Robertson-Harris will still be free to sign an offer sheet with another team when free agency opens, but the Bears will have the opportunity to match. Should they decline to match, that team would have to give the Bears their second-round pick. Since Robertson-Harris certainly isn’t a star player, it virtually guarantees that no other team will present him with an offer and risk giving up the pick.
Since he entered the league as an undrafted free agent back in 2016, there would’ve been no compensation for the Bears had they tendered him at the original-round level and he walked in free agency. It represents a nice pay bump for the UTEP product, as the second-round tender projects to clock in at a little above $3.2MM for 2020.
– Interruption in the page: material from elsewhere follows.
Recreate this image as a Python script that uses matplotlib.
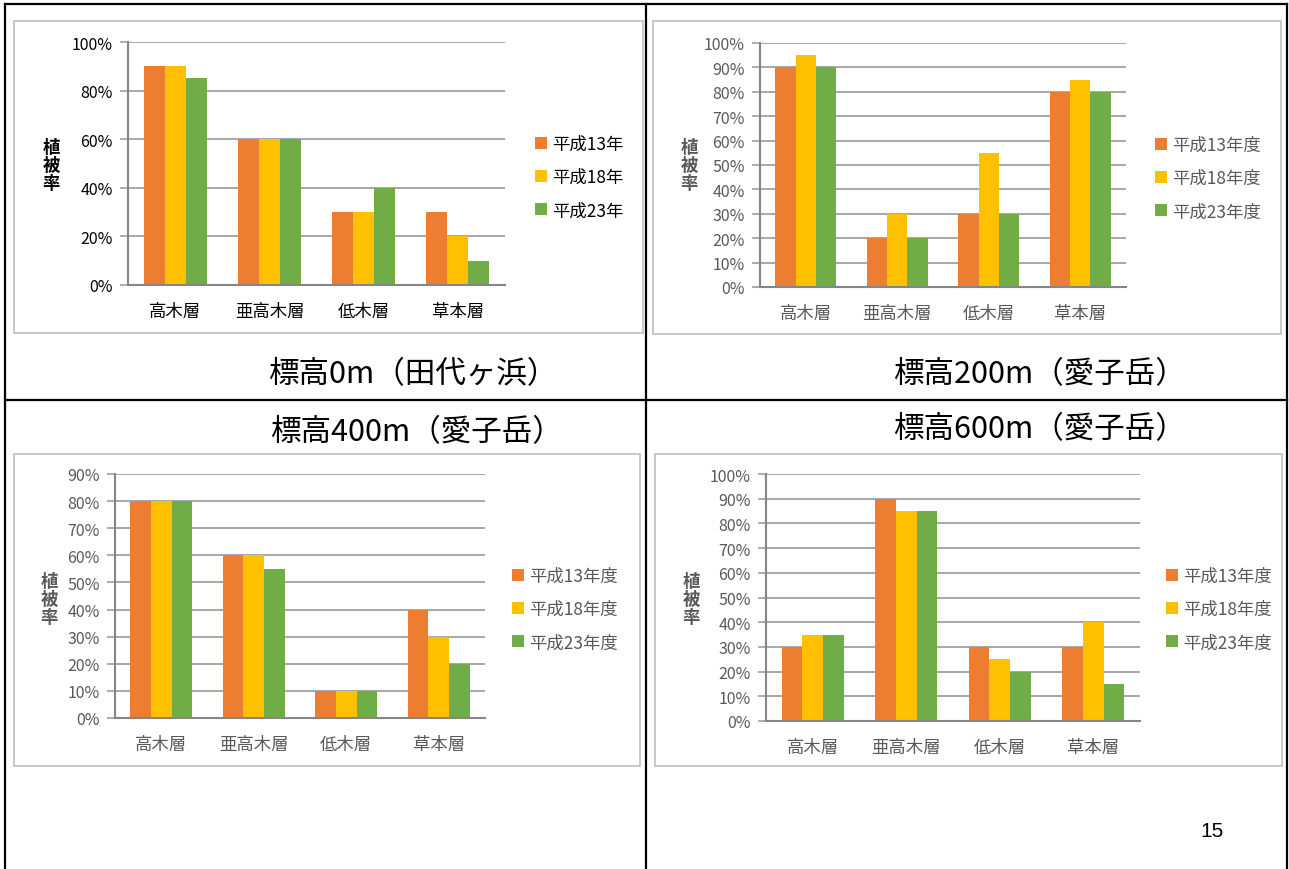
import numpy as np
import matplotlib
matplotlib.use("Agg")
import matplotlib.pyplot as plt
from matplotlib.ticker import PercentFormatter, MultipleLocator
from matplotlib.patches import Rectangle
from matplotlib.lines import Line2D

plt.rcParams['font.family'] = ['Noto Sans CJK JP', 'DejaVu Sans']

# vegetation cover (%) by layer, survey years H13 / H18 / H23
categories = ['高木層', '亜高木層', '低木層', '草本層']
years_nen = ['平成13年', '平成18年', '平成23年']
years_nendo = ['平成13年度', '平成18年度', '平成23年度']

alt0_h13 = [90, 60, 30, 30]
alt0_h18 = [90, 60, 30, 20]
alt0_h23 = [85, 60, 40, 10]

alt200_h13 = [90, 20, 30, 80]
alt200_h18 = [95, 30, 55, 85]
alt200_h23 = [90, 20, 30, 80]

alt400_h13 = [80, 60, 10, 40]
alt400_h18 = [80, 60, 10, 30]
alt400_h23 = [80, 55, 10, 20]

alt600_h13 = [30, 90, 30, 30]
alt600_h18 = [35, 85, 25, 40]
alt600_h23 = [35, 85, 20, 15]

titles = ['標高0m（田代ヶ浜）', '標高200m（愛子岳）', '標高400m（愛子岳）', '標高600m（愛子岳）']
ylabel = '植\n被\n率'
page_no = '15'

colors = ['#ED7D31', '#FFC000', '#70AD47']

W, H = 1289, 870
fig = plt.figure(figsize=(W / 100, H / 100), dpi=100)


def frac(x0, y0, x1, y1):
    return [x0 / W, 1 - y1 / H, (x1 - x0) / W, (y1 - y0) / H]


# page frame: outer border and the 2x2 table lines
bg = fig.add_axes([0, 0, 1, 1])
bg.set_xlim(0, W)
bg.set_ylim(H, 0)
bg.axis('off')
for xs, ys in [([5, 5], [5, 870]), ([1287, 1287], [5, 870]), ([5, 1287], [5, 5]),
               ([646, 646], [5, 870]), ([5, 1287], [401, 401])]:
    bg.add_line(Line2D(xs, ys, color='black', lw=1.6))
for (x0, y0, x1, y1) in [(14, 22, 643, 334), (653, 22, 1281, 335),
                         (14, 455, 640, 767), (655, 455, 1282, 767)]:
    bg.add_patch(Rectangle((x0, y0), x1 - x0, y1 - y0, fill=False, ec='#BFBFBF', lw=1.2))


def panel(box, series, names, ymax, step, txtcol, leg_xy, ylab_xy, title_xy, title):
    ax = fig.add_axes(frac(*box))
    x = np.arange(len(categories))
    w = 1 / 4.5
    for i, (vals, name) in enumerate(zip(series, names)):
        ax.bar(x + (i - 1) * w, vals, width=w, color=colors[i], label=name, zorder=2)
    ax.set_xlim(-0.5, len(categories) - 0.5)
    ax.set_ylim(0, ymax)
    ax.yaxis.set_major_locator(MultipleLocator(step))
    ax.yaxis.set_major_formatter(PercentFormatter(100, decimals=0))
    ax.set_xticks(x)
    ax.set_xticklabels(categories, fontsize=12.5, color=txtcol)
    ax.tick_params(axis='x', length=0, pad=12)
    ax.tick_params(axis='y', length=6, width=1.2, color='#A0A0A0', labelsize=11.5,
                   labelcolor=txtcol, pad=5)
    ax.grid(axis='y', color='#A0A0A0', lw=1.3)
    ax.set_axisbelow(True)
    for s in ['top', 'right']:
        ax.spines[s].set_visible(False)
    for s in ['left', 'bottom']:
        ax.spines[s].set_color('#868686')
        ax.spines[s].set_linewidth(1.5)
    ax.set_facecolor('none')
    ax.legend(loc='center left', bbox_to_anchor=(leg_xy[0] / W, 1 - leg_xy[1] / H),
              bbox_transform=fig.transFigure, frameon=False, fontsize=12.5,
              handlelength=0.7, handleheight=0.7, handletextpad=0.3,
              labelspacing=0.88, borderpad=0, borderaxespad=0, labelcolor=txtcol)
    fig.text(ylab_xy[0] / W, 1 - ylab_xy[1] / H, ylabel, fontsize=12.5, fontweight='bold',
             color=txtcol, ha='center', va='center', linespacing=1.0)
    fig.text(title_xy[0] / W, 1 - title_xy[1] / H, title, fontsize=22, color='black',
             ha='left', va='center')
    return ax


panel((128, 43, 505, 286), [alt0_h13, alt0_h18, alt0_h23], years_nen, 100, 20, '#000000',
      (535, 178), (51, 166), (268, 375), titles[0])
panel((760, 44, 1126, 288), [alt200_h13, alt200_h18, alt200_h23], years_nendo, 100, 10, '#595959',
      (1155, 179), (689, 166), (893, 375), titles[1])
panel((115, 475, 485, 719), [alt400_h13, alt400_h18, alt400_h23], years_nendo, 90, 10, '#595959',
      (512, 610), (49, 600), (270, 433), titles[2])
panel((766, 475, 1140, 722), [alt600_h13, alt600_h18, alt600_h23], years_nendo, 100, 10, '#595959',
      (1166, 610), (691, 600), (893, 430), titles[3])

fig.text(1212 / W, 1 - 832 / H, page_no, fontsize=15, family='Liberation Sans',
         ha='center', va='center')

fig.savefig('out.png', dpi=100)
He spent his entire rookie season on the reserve/NFI list but made the team in 2017, and his role has slowly grown in each of the past three seasons. He played his biggest part yet this past season when he appeared in 15 games and started seven, racking up 30 tackles, 2.5 sacks, and three passes defended from the interior. All told, he played a hair over 50 percent of the defensive snaps.
With the Trevathan signing and this, must mean that Floyd is basically gone. 13.2 million albatross for a mediocre player. I said when they drafted him he was a tweener, and they never make it.
Plus I’ll wait to pass judgement on the Trevathan over Kwiatkowski argument until I see the deal. Nick could get the Bears a decent compensation pick back next year and it could be helpful. Especially the way Pace hands them out like Tic Tacs.
Can’t wait to see what the Bears do to top this game changer…lol.
Nothing the Bears do will ever matter until they get a franchise QB. Defense has been rendered irrelevant by the league rule changes, but the Bears never got the memo, apparently. This is why no one takes that franchise seriously.